::: SUPPLIED RECORDS

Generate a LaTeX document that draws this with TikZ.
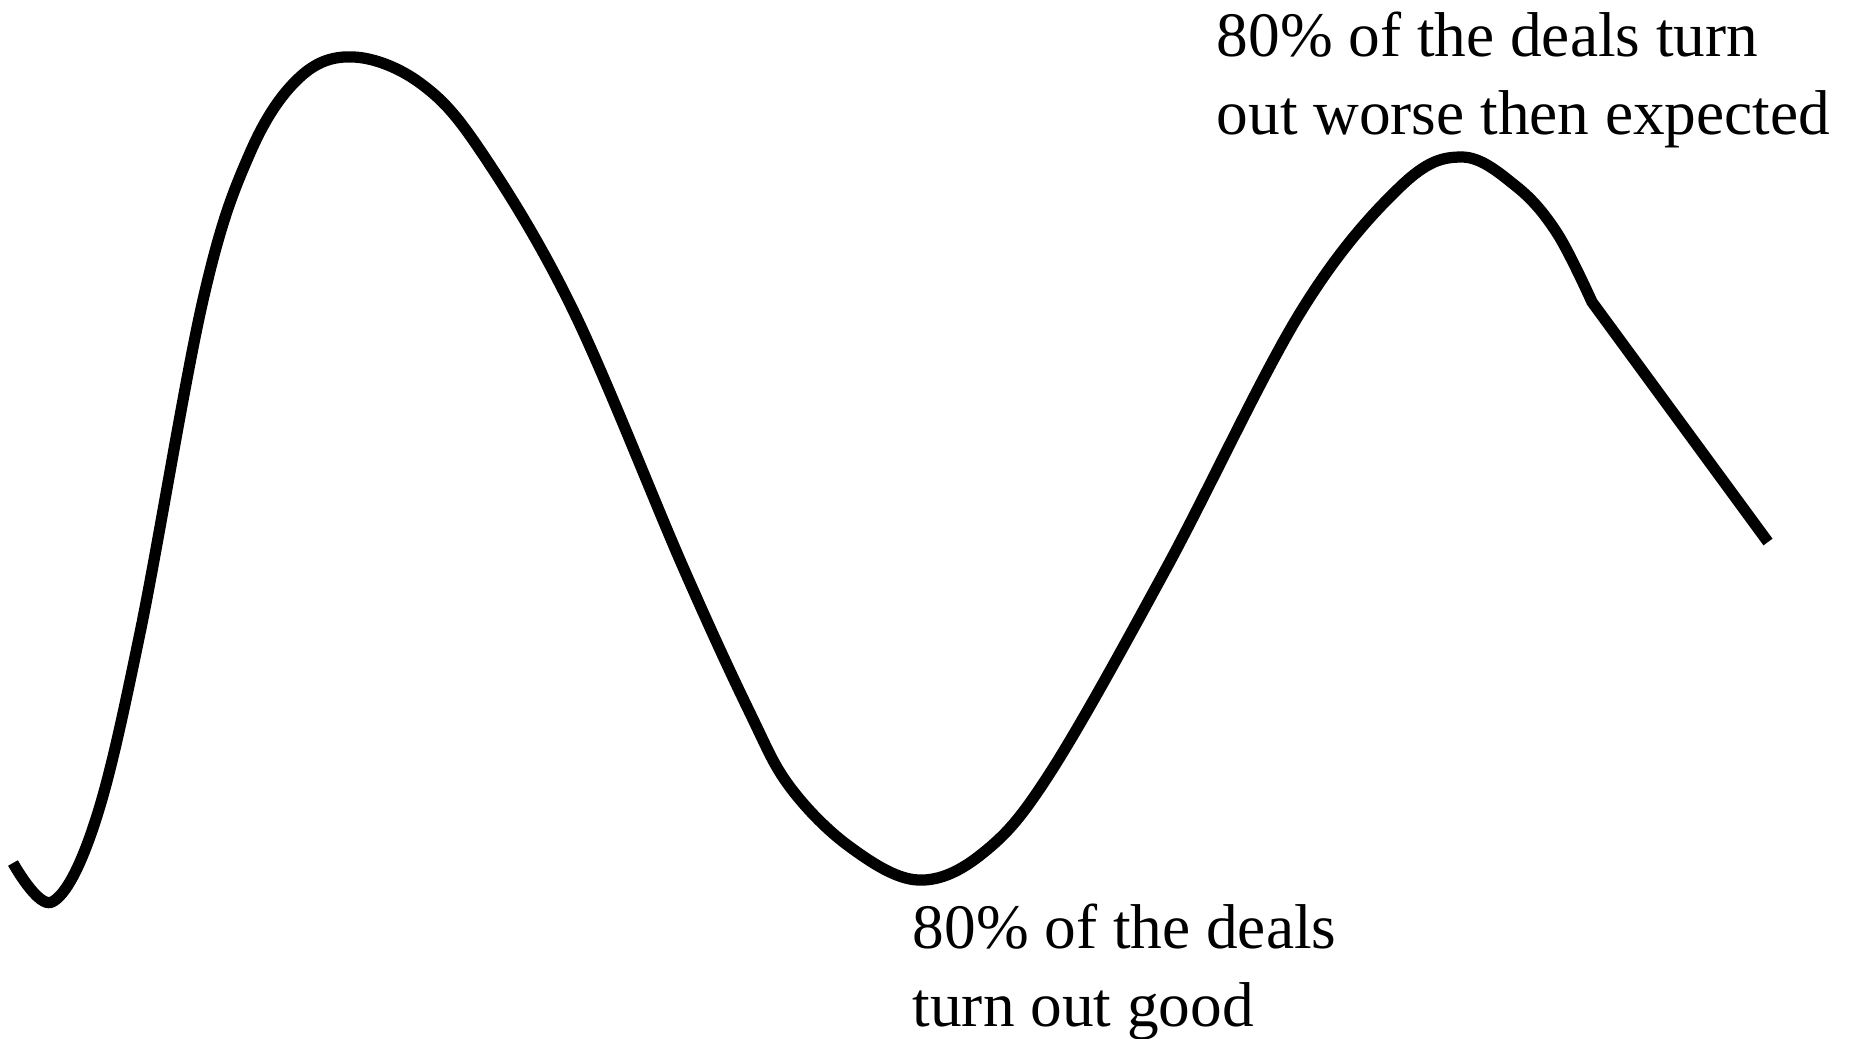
\documentclass[tikz,border=0pt]{standalone}
\usepackage{fontspec}
\setmainfont{Liberation Serif}
\tikzset{
  trend/.style={line width=3.2pt, line join=round},
  note/.style={anchor=north west, inner sep=0pt, align=left,
    font=\fontsize{18}{22.2}\selectfont},
}
\begin{document}
\begin{tikzpicture}[x=0.01cm, y=-0.01cm]
\useasboundingbox (0,0) rectangle (1853,1039);

\draw[trend] plot[smooth, tension=0.6] coordinates {
  (13,863) (52,902) (95,822) (140,633) (203,300) (250,153) (300,77)
  (354,57) (420,83) (480,150) (573,310) (683,567) (750,713) (790,787)
  (850,847) (918,880) (983,853) (1050,773) (1167,567) (1300,313)
  (1400,187) (1462,157) (1517,187) (1557,233) (1592,302)}
  -- (1768,542);

\node[note] (bad) at (1216,11) {80\% of the deals turn\\out worse then expected};
\node[note] (good) at (912,903) {80\% of the deals\\turn out good};
\end{tikzpicture}
\end{document}
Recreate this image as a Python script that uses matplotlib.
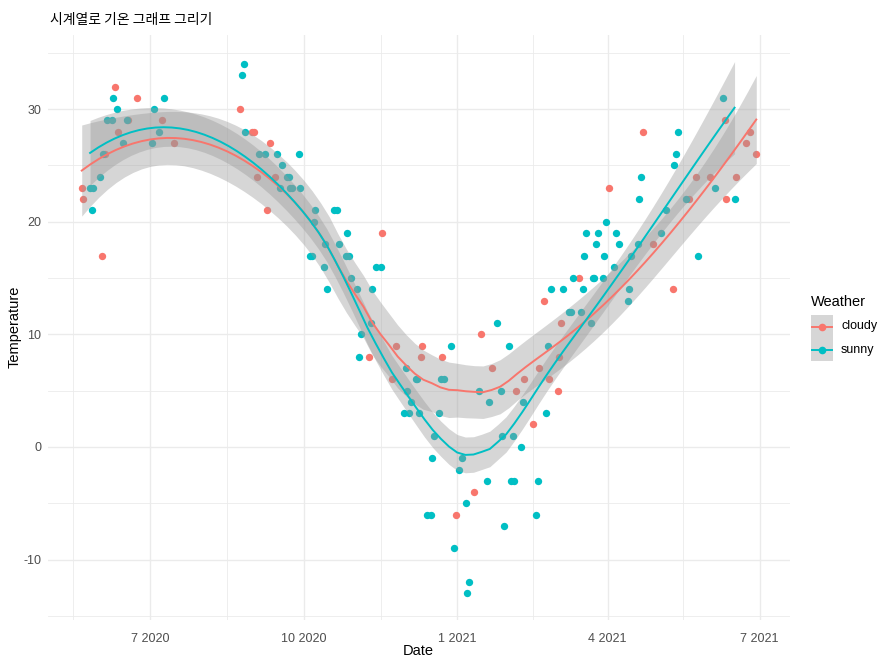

::::::

Output all of the data exactly as it stands, minus any images.

Generate a LaTeX document that draws this with TikZ.
\documentclass[tikz,border=0pt]{standalone}
\usepackage{fontspec}
\setmainfont{Liberation Serif}
\tikzset{
  trend/.style={line width=3.2pt, line join=round},
  note/.style={anchor=north west, inner sep=0pt, align=left,
    font=\fontsize{18}{22.2}\selectfont},
}
\begin{document}
\begin{tikzpicture}[x=0.01cm, y=-0.01cm]
\useasboundingbox (0,0) rectangle (1853,1039);

\draw[trend] plot[smooth, tension=0.6] coordinates {
  (13,863) (52,902) (95,822) (140,633) (203,300) (250,153) (300,77)
  (354,57) (420,83) (480,150) (573,310) (683,567) (750,713) (790,787)
  (850,847) (918,880) (983,853) (1050,773) (1167,567) (1300,313)
  (1400,187) (1462,157) (1517,187) (1557,233) (1592,302)}
  -- (1768,542);

\node[note] (bad) at (1216,11) {80\% of the deals turn\\out worse then expected};
\node[note] (good) at (912,903) {80\% of the deals\\turn out good};
\end{tikzpicture}
\end{document}
Recreate this image as a Python script that uses matplotlib.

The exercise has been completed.